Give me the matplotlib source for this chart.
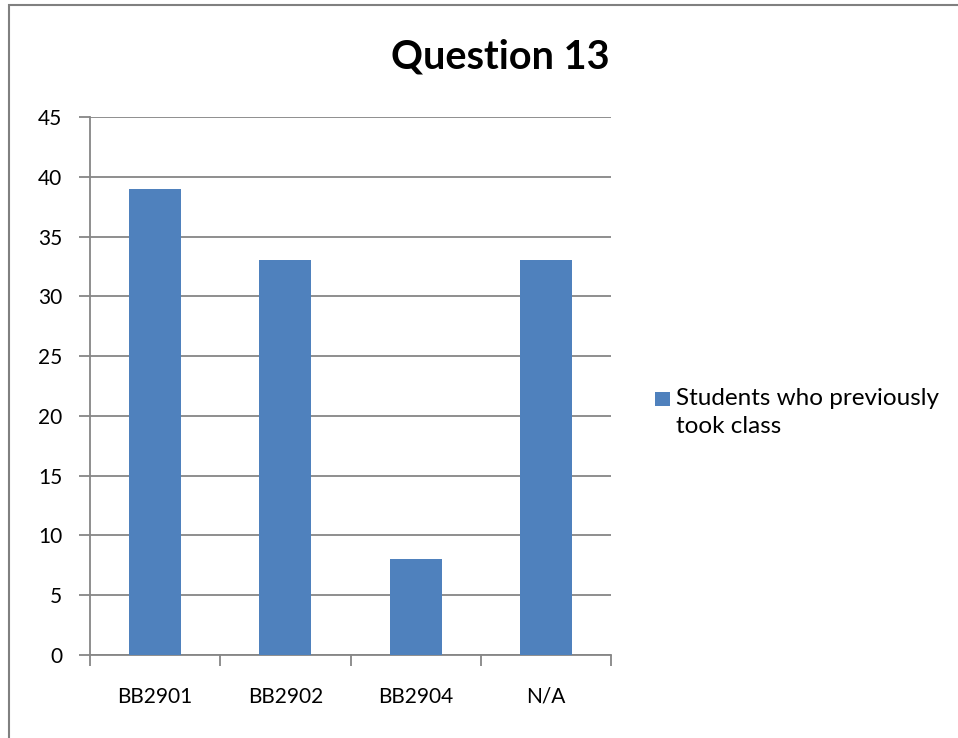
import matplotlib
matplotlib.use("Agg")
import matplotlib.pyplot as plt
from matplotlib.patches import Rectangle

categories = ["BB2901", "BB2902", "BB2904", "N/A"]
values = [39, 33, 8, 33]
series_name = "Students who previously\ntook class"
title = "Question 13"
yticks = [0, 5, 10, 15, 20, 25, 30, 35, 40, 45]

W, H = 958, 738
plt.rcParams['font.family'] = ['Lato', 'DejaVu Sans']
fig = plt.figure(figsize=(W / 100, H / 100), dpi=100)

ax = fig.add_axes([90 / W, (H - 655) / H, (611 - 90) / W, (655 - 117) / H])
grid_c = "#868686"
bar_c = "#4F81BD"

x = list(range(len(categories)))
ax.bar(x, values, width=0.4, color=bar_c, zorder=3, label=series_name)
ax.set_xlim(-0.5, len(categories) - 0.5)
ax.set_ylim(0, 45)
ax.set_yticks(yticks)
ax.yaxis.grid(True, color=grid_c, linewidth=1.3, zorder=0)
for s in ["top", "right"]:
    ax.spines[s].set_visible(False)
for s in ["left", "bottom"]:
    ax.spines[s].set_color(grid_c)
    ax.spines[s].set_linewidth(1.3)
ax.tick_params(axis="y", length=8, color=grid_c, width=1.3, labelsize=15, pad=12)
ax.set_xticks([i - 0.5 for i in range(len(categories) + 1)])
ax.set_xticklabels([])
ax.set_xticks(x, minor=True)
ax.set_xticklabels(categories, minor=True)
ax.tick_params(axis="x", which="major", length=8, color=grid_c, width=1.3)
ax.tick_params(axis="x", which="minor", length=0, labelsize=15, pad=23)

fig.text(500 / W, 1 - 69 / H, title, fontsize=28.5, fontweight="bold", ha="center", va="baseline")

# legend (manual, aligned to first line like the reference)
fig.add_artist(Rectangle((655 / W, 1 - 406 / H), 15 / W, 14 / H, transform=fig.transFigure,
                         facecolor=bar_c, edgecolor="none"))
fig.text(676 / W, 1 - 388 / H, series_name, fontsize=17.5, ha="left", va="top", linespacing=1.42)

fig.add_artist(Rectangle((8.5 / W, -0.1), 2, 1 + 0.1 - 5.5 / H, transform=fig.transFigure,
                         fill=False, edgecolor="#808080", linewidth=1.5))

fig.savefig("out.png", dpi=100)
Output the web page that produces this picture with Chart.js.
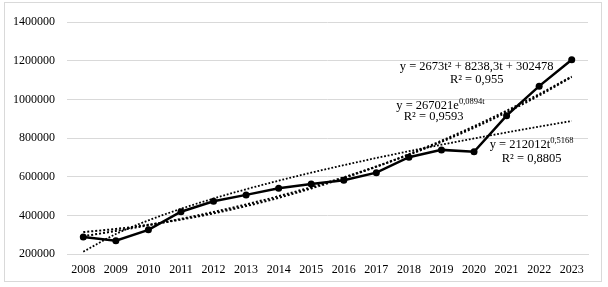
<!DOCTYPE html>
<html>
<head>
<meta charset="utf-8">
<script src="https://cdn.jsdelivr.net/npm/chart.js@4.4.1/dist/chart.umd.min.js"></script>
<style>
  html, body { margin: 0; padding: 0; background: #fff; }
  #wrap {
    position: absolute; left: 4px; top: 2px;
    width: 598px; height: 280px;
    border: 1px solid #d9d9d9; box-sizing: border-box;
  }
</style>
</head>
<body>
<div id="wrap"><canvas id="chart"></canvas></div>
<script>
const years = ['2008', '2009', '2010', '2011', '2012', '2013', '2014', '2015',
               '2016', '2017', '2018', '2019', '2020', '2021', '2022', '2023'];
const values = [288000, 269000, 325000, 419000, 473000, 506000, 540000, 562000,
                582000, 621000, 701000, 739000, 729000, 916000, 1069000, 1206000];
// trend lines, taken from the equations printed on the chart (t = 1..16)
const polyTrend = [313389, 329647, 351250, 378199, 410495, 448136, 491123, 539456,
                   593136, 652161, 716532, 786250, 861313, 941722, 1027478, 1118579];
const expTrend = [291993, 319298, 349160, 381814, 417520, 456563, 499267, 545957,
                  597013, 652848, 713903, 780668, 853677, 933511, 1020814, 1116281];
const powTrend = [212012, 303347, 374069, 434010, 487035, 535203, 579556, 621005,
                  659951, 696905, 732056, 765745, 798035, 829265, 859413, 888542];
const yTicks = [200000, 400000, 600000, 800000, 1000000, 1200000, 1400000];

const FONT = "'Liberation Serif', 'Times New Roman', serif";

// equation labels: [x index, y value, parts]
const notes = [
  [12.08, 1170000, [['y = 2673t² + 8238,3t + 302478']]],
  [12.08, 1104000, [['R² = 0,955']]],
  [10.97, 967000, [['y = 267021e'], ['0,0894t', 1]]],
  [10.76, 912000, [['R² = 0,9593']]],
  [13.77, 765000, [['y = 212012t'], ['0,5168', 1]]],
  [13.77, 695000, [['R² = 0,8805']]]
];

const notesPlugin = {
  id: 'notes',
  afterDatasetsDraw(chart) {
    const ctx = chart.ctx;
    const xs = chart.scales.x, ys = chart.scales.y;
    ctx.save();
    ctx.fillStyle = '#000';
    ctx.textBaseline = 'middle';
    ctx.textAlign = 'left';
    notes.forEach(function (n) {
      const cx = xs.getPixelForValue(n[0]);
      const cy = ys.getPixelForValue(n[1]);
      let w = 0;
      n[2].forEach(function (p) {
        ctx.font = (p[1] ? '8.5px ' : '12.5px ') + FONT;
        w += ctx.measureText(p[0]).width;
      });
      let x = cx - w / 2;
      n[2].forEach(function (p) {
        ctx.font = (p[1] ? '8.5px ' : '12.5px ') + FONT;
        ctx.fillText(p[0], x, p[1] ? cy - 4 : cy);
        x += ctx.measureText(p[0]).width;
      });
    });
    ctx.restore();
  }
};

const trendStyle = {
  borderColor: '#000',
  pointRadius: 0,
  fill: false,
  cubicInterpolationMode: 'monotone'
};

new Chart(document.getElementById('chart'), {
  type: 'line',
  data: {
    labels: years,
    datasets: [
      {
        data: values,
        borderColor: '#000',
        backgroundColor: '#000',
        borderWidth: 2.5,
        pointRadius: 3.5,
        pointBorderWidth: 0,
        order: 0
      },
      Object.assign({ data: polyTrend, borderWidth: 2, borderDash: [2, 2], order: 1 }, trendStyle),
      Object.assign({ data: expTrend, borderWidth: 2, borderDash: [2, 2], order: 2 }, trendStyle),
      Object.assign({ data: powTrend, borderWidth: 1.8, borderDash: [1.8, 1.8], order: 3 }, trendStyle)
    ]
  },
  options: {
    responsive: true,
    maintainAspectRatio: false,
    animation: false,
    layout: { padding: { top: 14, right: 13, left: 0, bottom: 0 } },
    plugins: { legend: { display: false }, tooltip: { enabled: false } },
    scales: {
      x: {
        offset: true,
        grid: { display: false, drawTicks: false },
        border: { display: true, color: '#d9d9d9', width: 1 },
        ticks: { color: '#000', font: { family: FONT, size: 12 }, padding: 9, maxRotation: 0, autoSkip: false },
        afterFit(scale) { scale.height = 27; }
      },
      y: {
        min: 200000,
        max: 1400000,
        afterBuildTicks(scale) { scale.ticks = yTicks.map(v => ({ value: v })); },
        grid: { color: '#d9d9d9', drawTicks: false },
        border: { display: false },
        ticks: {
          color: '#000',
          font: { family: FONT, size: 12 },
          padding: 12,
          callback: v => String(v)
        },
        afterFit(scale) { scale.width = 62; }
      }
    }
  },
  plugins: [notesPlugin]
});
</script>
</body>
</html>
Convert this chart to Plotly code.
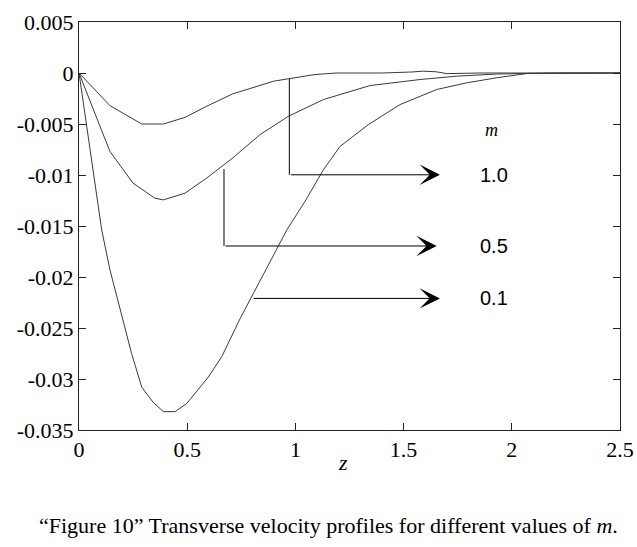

- AIM -
Leave out the pictures and restate, word for word, the lines from the top of the data through the line containing "from matplotlib.patches import Rectangle", both included.

- SOLUTION BELOW -
Give me the matplotlib source for this chart.
import matplotlib
matplotlib.use("Agg")
import matplotlib.pyplot as plt
from matplotlib.patches import Rectangle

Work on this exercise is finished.